ConJur — Como isso pode ser resolvido?

Antonio Cluny
– As auditorias de legalidade sobre os atos geradores de despesa pública, mas também sobre a eficiência e economicidade dos contratos públicos podem, neste campo, ter um papel decisivo na detecção e na denúncia dos casos mais graves de corrupção. A conjunção de tal atividade com a ação penal permite fechar o círculo: evitar danos, reparar os já produzidos e punir os infratores. No mais, impõe-se cooperação ativa entre os MP de todos os países fundada numa confiança mútua assente numa cultura de direitos humanos e que permita a sua ação coordenada e eficiente.
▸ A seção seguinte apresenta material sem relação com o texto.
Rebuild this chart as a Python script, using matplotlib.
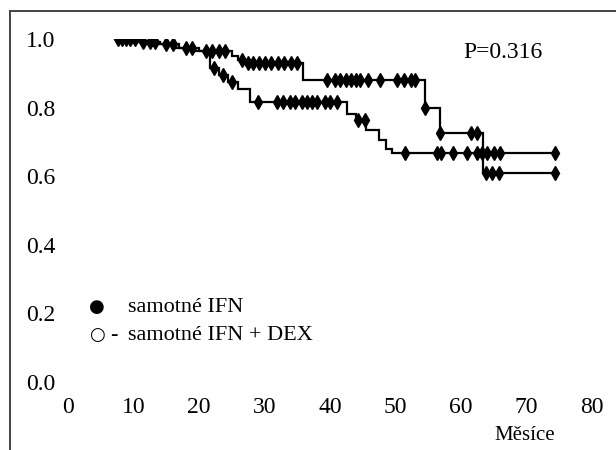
import matplotlib
matplotlib.use("Agg")
import matplotlib.pyplot as plt
from matplotlib.lines import Line2D
import numpy as np

# ---- data ----
x_ticks = [0, 10, 20, 30, 40, 50, 60, 70, 80]
y_ticks = [0.0, 0.2, 0.4, 0.6, 0.8, 1.0]
y_tick_labels = ["0.0", "0.2", "0.4", "0.6", "0.8", "1.0"]

# group 1: samotné IFN (step times and survival after each step)
ifn_times = [7.3, 11, 14, 17, 20, 25, 26, 27, 35.9, 54.5, 56.8, 63.4, 74.5]
ifn_surv = [1.0, 0.99, 0.985, 0.975, 0.965, 0.95, 0.94, 0.93, 0.88, 0.80, 0.725, 0.61, 0.61]
ifn_censor = [7.6, 8.2, 8.8, 9.5, 10.3, 11.5, 12.5, 13.3, 15, 16, 18, 19, 21, 22, 23, 24,
              26.5, 27.5, 28.3, 29.2, 30, 31, 32, 33, 34, 35,
              39.5, 40.8, 41.6, 42.4, 43.2, 44, 44.6, 45.8, 47.6, 50.2, 51.3, 52.3, 53.0,
              54.5, 56.8, 61.5, 62.5, 63.8, 64.8, 65.8, 74.3]

# group 2: samotné IFN + DEX
dex_times = [7.3, 10, 13, 16, 19, 21.7, 23, 24.5, 26, 27.8, 42.6, 44, 45.5, 47.5, 48.5, 49.5, 74.5]
dex_surv = [1.0, 0.99, 0.985, 0.975, 0.965, 0.915, 0.895, 0.875, 0.855, 0.815, 0.78, 0.765,
            0.735, 0.705, 0.68, 0.667, 0.667]
dex_censor = [22.3, 23.6, 25, 29, 31.9, 32.8, 33.9, 34.7, 35.7, 36.5, 37.3, 38, 39.2, 40, 41,
              44.3, 45.3, 51.4, 56.3, 56.9, 58.8, 60.9, 62.4, 63.2, 64.0, 65.0, 66.0, 74.3]

p_text = "P=0.316"
legend_1 = "samotné IFN"
legend_2 = "samotné IFN + DEX"
x_label = "Měsíce"

W, H = 616, 450
fig = plt.figure(figsize=(W / 100, H / 100), dpi=100)
fig.patch.set_facecolor("white")

def fx(px):
    return px / W

def fy(py):
    return 1 - py / H

ax = fig.add_axes([fx(68), fy(382), (592 - 68) / W, (382 - 39) / H])
ax.set_xlim(0, 80)
ax.set_ylim(0, 1)
for s in ax.spines.values():
    s.set_visible(False)

serif = ["Liberation Serif", "DejaVu Serif"]
ax.set_xticks(x_ticks)
ax.set_xticklabels([str(v) for v in x_ticks], family=serif, fontsize=17)
ax.set_yticks(y_ticks)
ax.set_yticklabels(y_tick_labels, family=serif, fontsize=17)
ax.tick_params(axis="x", length=0, pad=11)
ax.tick_params(axis="y", length=0, pad=9)


def surv_at(times, surv, t):
    idx = np.searchsorted(times, t, side="right") - 1
    idx = max(idx, 0)
    return surv[idx]


for times, surv, cens in [(ifn_times, ifn_surv, ifn_censor), (dex_times, dex_surv, dex_censor)]:
    t = np.asarray(times)
    s = np.asarray(surv)
    ax.step(t, s, where="post", color="black", lw=1.6, solid_joinstyle="miter")
    cy = [surv_at(t, s, c) for c in cens]
    ax.plot(cens, cy, linestyle="none", marker="d", ms=7, color="black", mec="black")

# p-value
fig.text(fx(503), fy(52), p_text, family=serif, fontsize=17, ha="center", va="center")

# legend (hand-made, as in the scan)
fig.text(fx(97), fy(307), "●", family=["DejaVu Sans"], fontsize=13, ha="center", va="center")
fig.text(fx(97), fy(335), "○", family=["DejaVu Sans"], fontsize=13, ha="center", va="center")
fig.text(fx(114), fy(335), "-", family=serif, fontsize=16, ha="center", va="center")
fig.text(fx(128), fy(307), legend_1, family=serif, fontsize=16, ha="left", va="center")
fig.text(fx(128), fy(335), legend_2, family=serif, fontsize=16, ha="left", va="center")

# x label
fig.text(fx(525), fy(436), x_label, family=serif, fontsize=15, ha="center", va="center")

# frame lines from the scan
fig.add_artist(Line2D([fx(10), fx(10)], [fy(11), 0], color="#444444", lw=1.4))
fig.add_artist(Line2D([fx(10), 1], [fy(11), fy(11)], color="#444444", lw=1.4))

fig.savefig("out.png", dpi=100, facecolor="white")
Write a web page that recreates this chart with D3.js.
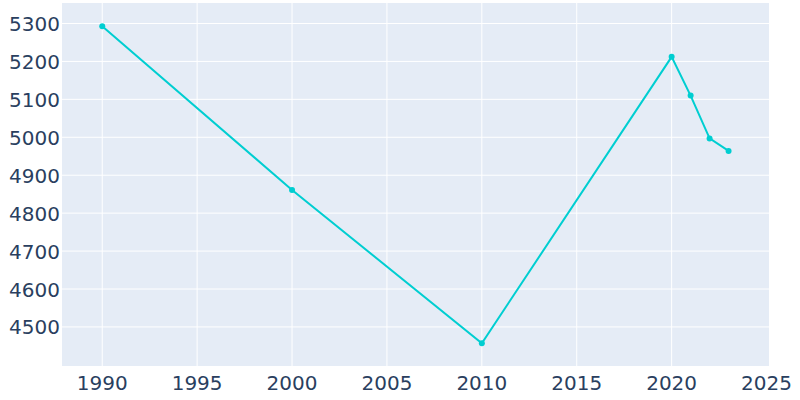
<!DOCTYPE html>
<html><head><meta charset="utf-8">
<script src="https://cdn.jsdelivr.net/npm/d3@7"></script>
<style>body{margin:0;background:#fff}svg{display:block}</style>
</head><body>
<svg id="c" width="800" height="400"></svg>
<script>
const years = [1990, 2000, 2010, 2020, 2021, 2022, 2023];
const population = [5293, 4861, 4457, 5212, 5110, 4997, 4964];
const xTicks = [1990, 1995, 2000, 2005, 2010, 2015, 2020, 2025];
const yTicks = [4500, 4600, 4700, 4800, 4900, 5000, 5100, 5200, 5300];

const svg = d3.select('#c');
const L = 62, R = 769, T = 3, B = 366;
const x = d3.scaleLinear().domain([1987.88, 2025.13]).range([L, R]);
const y = d3.scaleLinear().domain([4397, 5354]).range([B, T]);
const font = 'DejaVu Sans, sans-serif';
const tc = '#2a3f5f';

svg.append('rect').attr('x', L).attr('y', T).attr('width', R - L).attr('height', B - T).attr('fill', '#E5ECF6');

svg.append('g').selectAll('line').data(xTicks.filter(d => x(d) < R - 4)).join('line')
  .attr('x1', d => x(d)).attr('x2', d => x(d)).attr('y1', T).attr('y2', B)
  .attr('stroke', '#fff').attr('stroke-width', 1);
svg.append('g').selectAll('line').data(yTicks).join('line')
  .attr('x1', L).attr('x2', R).attr('y1', d => y(d)).attr('y2', d => y(d))
  .attr('stroke', '#fff').attr('stroke-width', 1);

svg.append('g').selectAll('text').data(xTicks).join('text')
  .attr('x', d => x(d)).attr('y', 390).attr('text-anchor', 'middle')
  .attr('font-family', font).attr('font-size', 20).attr('fill', tc).text(d => d);
svg.append('g').selectAll('text').data(yTicks).join('text')
  .attr('x', 60).attr('y', d => y(d) + 7.5).attr('text-anchor', 'end')
  .attr('font-family', font).attr('font-size', 20).attr('fill', tc).text(d => d);

const pts = years.map((d, i) => [d, population[i]]);
svg.append('path').datum(pts)
  .attr('d', d3.line().x(d => x(d[0])).y(d => y(d[1])))
  .attr('fill', 'none').attr('stroke', '#00CED1').attr('stroke-width', 2);
svg.append('g').selectAll('circle').data(pts).join('circle')
  .attr('cx', d => x(d[0])).attr('cy', d => y(d[1])).attr('r', 3)
  .attr('fill', '#00CED1');
</script>
</body></html>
ConJur — Há também quem afirme que o MP brasileiro, com sua autonomia, virou uma instituição sem controle. Que tipo de controle o MP deve ter?

Antonio Cluny
– Em princípio o Ministério Público como qualquer autoridade deve ser alvo de controle. Este controle pode ser feito pelo órgão do controle do MP, sendo que a composição deste deve integrar personalidades de diversos quadrantes tanto do ponto de vista das instituições públicas de onde provém, como do ponto de vista do pluralismo político. Além disso, é importante que sejam fornecidos aos cidadãos instrumentos jurídicos de intervenção processual para poderem agir em caso de inação do MP. Deste modo se pode conjugar um controle superior e ao mesmo tempo um controle popular por parte dos interessados na iniciativa do MP.